I have long been a Goldwater conservative. My thoughts run in the same vein as yours and I wonder about the fate of my homeland. Reagan and other conservatives like Bill Buckley were articulate about conservative values. They explained them with the patience of a schoolmaster. In short, they taught the American people why these principles were of value to them.

Somewhere along the line, we stopped speaking about what we believe and more importantly, why we believe it to be right. Part of the reason for losing that perspective comes from the left, who long ago stopped meeting us in the arena of ideas. Part of it was fatigue from having to explain over and over again. Part of it was that we believed that we had described our philosophy of government enough times that it ought to stick, but it did not. But the American people need our conservative message now, more than they ever have before.

I believe that America hangs on a precipice. Move just a little the wrong way and she will fall. Our enemy considers Obamacare to be a masterstroke, not because they believe that it will help people. But because it was intended as a fait accompli that produced benefits that the American people will never relinquish. As such, it is a firm step toward a socialist state. While the public is less than enamored of it presently, they remain committed to getting something for nothing.

Allow me to quote one of my favorite authors, TANSTAAFL. In short, there is no such thing as a free lunch. One way or another, you will pay for it. Try to remove the perceived freebie and the public will fight like the Greeks did when faced with austerity, even if it means placing the financial burden on their own offspring. An act once called a sin by Jefferson. By repeatedly taking these steps, the left hopes to convert America into their socialist utopia by slow progression. The trouble with the Republican Party as I see it is this: they no longer hold conservative values as their core principles.

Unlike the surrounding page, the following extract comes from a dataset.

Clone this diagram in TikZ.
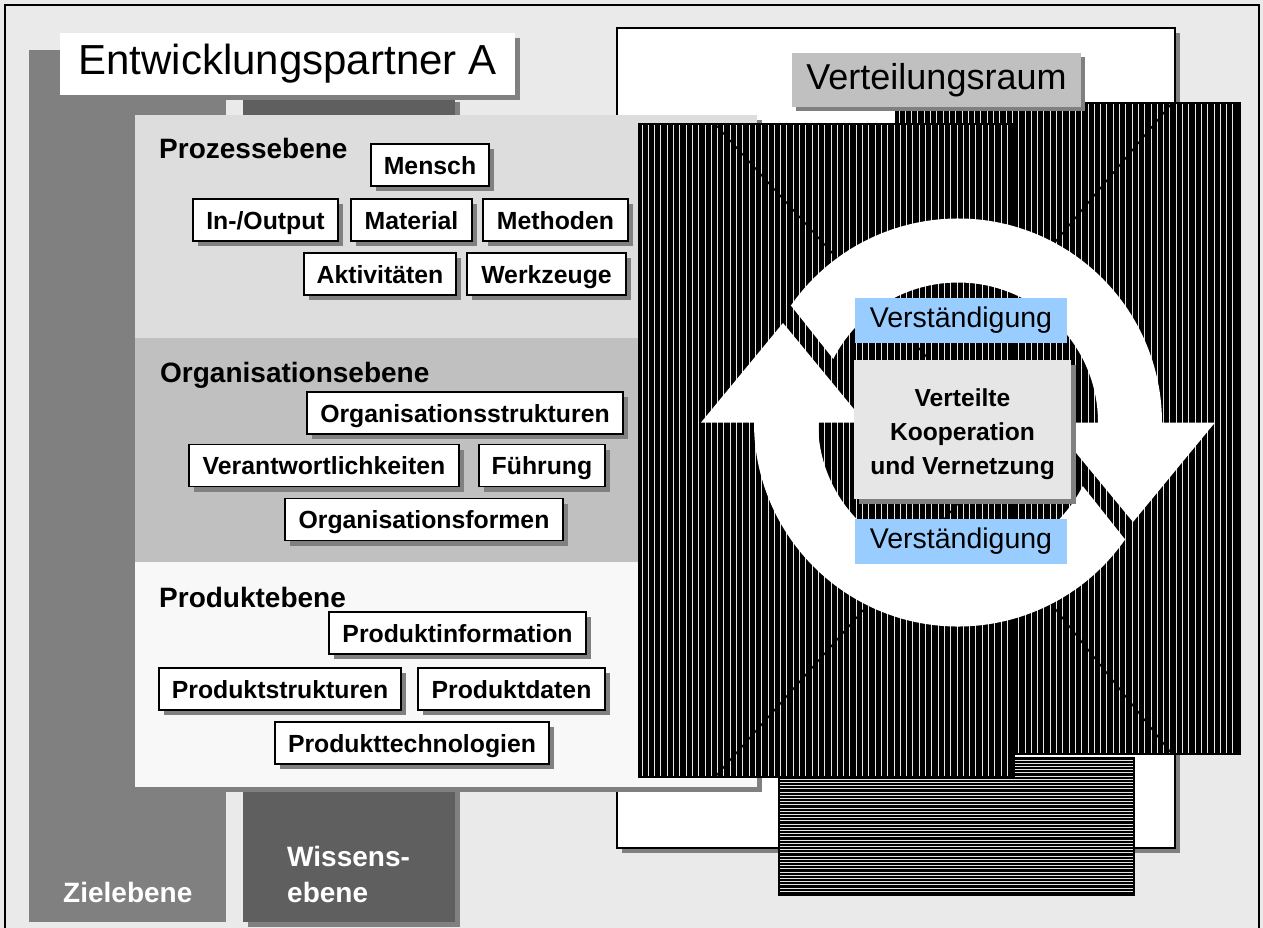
\documentclass[tikz,border=0pt]{standalone}
\usepackage{fontspec}
\setmainfont{Liberation Sans}
\usetikzlibrary{shadows}

\definecolor{framebg}{HTML}{EAEAEA}
\definecolor{zielgray}{HTML}{808080}
\definecolor{wissengray}{HTML}{5F5F5F}
\definecolor{prozessbg}{HTML}{DDDDDD}
\definecolor{orgbg}{HTML}{C0C0C0}
\definecolor{produktbg}{HTML}{F8F8F8}
\definecolor{shadowgray}{HTML}{808080}
\definecolor{labelgray}{HTML}{C0C0C0}
\definecolor{centerbg}{HTML}{E6E6E6}
\definecolor{verstblue}{HTML}{99CCFF}
\definecolor{stripecol}{HTML}{E4E4E4}

\newcommand\fsize[1]{\fontsize{#1bp}{#1bp}\selectfont}

% white ring arrow around the centre, drawn in local y-up coordinates
\newcommand\ringarrow[1]{%
  \fill[white,#1] (145:204) arc[start angle=145, end angle=0, radius=204]
    -- (257,0) -- (175,-99.5) -- (93,0) -- (140,0)
    arc[start angle=0, end angle=153, radius=140] -- cycle;}

% black area with vertical light stripes: {x0}{y0}{x1}{y1}{count}
\newcommand\vhatch[5]{%
  \begin{scope}
    \clip (#1,#2) rectangle (#3,#4);
    \fill[black] (#1,#2) rectangle (#3,#4);
    \foreach \i in {0,...,#5}
      \draw[stripe] ({#1+3+6.3*\i},#2) -- ({#1+3+6.3*\i},#4);
  \end{scope}
  \draw[line width=1.5bp] (#1,#2) rectangle (#3,#4);}

% black area with horizontal light stripes
\newcommand\hhatch[5]{%
  \begin{scope}
    \clip (#1,#2) rectangle (#3,#4);
    \fill[black] (#1,#2) rectangle (#3,#4);
    \foreach \i in {0,...,#5}
      \draw[stripe] (#1,{#2+2+3.2*\i}) -- (#3,{#2+2+3.2*\i});
  \end{scope}
  \draw[line width=1.5bp] (#1,#2) rectangle (#3,#4);}

\tikzset{
  hard shadow/.style={drop shadow={shadow xshift=5bp, shadow yshift=-5bp,
      fill=shadowgray, opacity=1}},
  ebox/.style={draw=black, line width=1.4bp, fill=white, inner sep=0pt,
      minimum width=#1, minimum height=42bp, text height=20bp, text depth=2bp,
      font={\bfseries\fsize{24.8}}, hard shadow},
  level/.style={anchor=base west, inner sep=0pt, font={\bfseries\fsize{28}}},
  collabel/.style={anchor=base west, inner sep=0pt, text=white,
      font={\bfseries\fsize{28}}},
  stripe/.style={draw=stripecol, line width=1bp},
  verst/.style={fill=verstblue, inner sep=0pt, minimum width=212bp,
      minimum height=45bp, font=\fsize{28.5}},
  guide/.style={draw=black, line width=1.6bp},
}

\begin{document}
\begin{tikzpicture}[x=1bp, y=-1bp]
\useasboundingbox (0,0) rectangle (1263,928);

% outer frame
\fill[framebg] (0,0) rectangle (1263,928);
\draw[line width=1.5bp, fill=framebg] (5,5) rectangle (1259,960);

% goal and knowledge columns
\fill[zielgray] (29,50) rectangle (226,922);
\fill[wissengray, hard shadow] (243,97) rectangle (455,922);
\node[collabel] (ziel) at (63,902) {Zielebene};
\node[collabel] (wissen1) at (287,866) {Wissens-};
\node[collabel] (wissen2) at (287,902) {ebene};

% partner title
\node[fill=white, hard shadow, inner sep=0pt, minimum width=455bp,
      minimum height=62bp, font=\fsize{42}] (partner) at (287.5,64)
      {Entwicklungspartner A};

% distribution space
\draw[line width=1.5bp, fill=white, hard shadow] (617,28) rectangle (1175,848);

% level panel
\fill[prozessbg, hard shadow] (135,115) rectangle (757,787);
\fill[prozessbg] (135,115) rectangle (757,338);
\fill[orgbg] (135,338) rectangle (757,562);
\fill[produktbg] (135,562) rectangle (757,787);

% process level
\node[level] (prozess) at (159,158) {Prozessebene};
\node[ebox=118bp] (mensch) at (430,165) {Mensch};
\node[ebox=145bp] (io) at (265.5,220) {In-/Output};
\node[ebox=121bp] (material) at (411.5,220) {Material};
\node[ebox=145bp] (methoden) at (555.5,220) {Methoden};
\node[ebox=152bp] (aktiv) at (380,274) {Aktivitäten};
\node[ebox=159bp] (werkzeuge) at (546.5,274) {Werkzeuge};

% organisation level
\node[level] (org) at (160,382) {Organisationsebene};
\node[ebox=316bp] (orgstr) at (465,413) {Organisationsstrukturen};
\node[ebox=270bp] (verantw) at (324,465.5) {Verantwortlichkeiten};
\node[ebox=126bp] (fuehrung) at (542,465.5) {Führung};
\node[ebox=278bp] (orgform) at (424,519.5) {Organisationsformen};

% product level
\node[level] (produkt) at (159,607) {Produktebene};
\node[ebox=257bp] (pinfo) at (457.5,633) {Produktinformation};
\node[ebox=242bp] (pstr) at (280,689) {Produktstrukturen};
\node[ebox=187bp] (pdaten) at (511.5,689) {Produktdaten};
\node[ebox=274bp] (ptech) at (412,743) {Produkttechnologien};

% hatched partner areas
\hhatch{779}{758}{1134}{895}{43}
\vhatch{896}{103}{1240}{754}{55}
\vhatch{639}{124}{1014}{777}{60}

% perspective lines
\coordinate (ulA) at (715,124);  \coordinate (ulB) at (945,377);
\coordinate (urA) at (1172,103); \coordinate (urB) at (1040,260);
\coordinate (llA) at (715,777);  \coordinate (llB) at (970,490);
\coordinate (lrA) at (1172,754); \coordinate (lrB) at (1040,590);
\draw[guide] (ulA) -- (ulB);
\draw[guide] (urA) -- (urB);
\draw[guide] (llA) -- (llB);
\draw[guide] (lrA) -- (lrB);

% cycle arrows
\begin{scope}[shift={(958,422.5)}, yscale=-1]
  \ringarrow{}
  \ringarrow{rotate=180}
\end{scope}

% centre
\node[fill=centerbg, hard shadow, inner sep=0pt, minimum width=217bp,
      minimum height=139bp, align=center,
      font={\bfseries\fontsize{24.6bp}{34bp}\selectfont}] (coop) at (962.5,429.5)
      {\rule{0pt}{28bp}Verteilte\\Kooperation\\und Vernetzung};
\node[verst] (verstTop) at (961,320) {Verständigung};
\node[verst] (verstBot) at (961,541.5) {Verständigung};

% space title
\node[fill=labelgray, drop shadow={shadow xshift=4bp, shadow yshift=-4bp,
      fill=shadowgray, opacity=1}, inner sep=0pt, minimum width=289bp,
      minimum height=54bp, font=\fsize{36}] (raum) at (936.5,80) {Verteilungsraum};
\end{tikzpicture}
\end{document}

When your choice is between Karl Marx and Karl Marx junior, is there any real difference? As has been the choice of the electorate of late, we have been forced to vote for the lesser of two evils. I believe that it is high time to launch a third party that is dedicated to our values. Such a party would be a foil for both the Democrats and Republicans, and would remain true to our founder's values. Unless we proceed down that road, we will be forever locked into selecting the lesser of the evils.

Anonymous said...

You lost me when you said there are Japanese who claim they defeated America in ww2.

Japanese do not driink Kool Aid. That's for Americans.

Francis W. Porretto said...

I never make a factual claim that I have not verified, Anon. That's one you can look up for yourself.

Ronbo said...

Never forget that it was the REPUBLICANS who created the Progressive big government movement under Teddy Roosevelt in the early 1900s - and that the first full bore Progressive political party was the "Bull Moose" led by the same T.R. to defeat the conservative GOP of Taft in 1912.

The only difference between Progressive Republicans and Progressive Democrats is over foreign policy - the Progressive Republicans want America to be the world policeman and export "democracy" - whereas, the Progressive Democrats do not favor foreign adventures.

Other than foreign policy the two wings of the Progressive movement disagree on little, for instance, the Democrats had no problem with Common (Communist)Core Education, which was a Progressive GOP idea.

I call the two major American political parties, "The New Tories" and like the old Tories of the American Revolution they are totally loyal to the king-emperor.

DAN III said...

So, this essay concludes, in a nutshell, better to vote for the lessor of two evils. Problem with that is it is still evil.

Francis W. Porretto said...

I can't imagine how you got that out of what I wrote, Dan.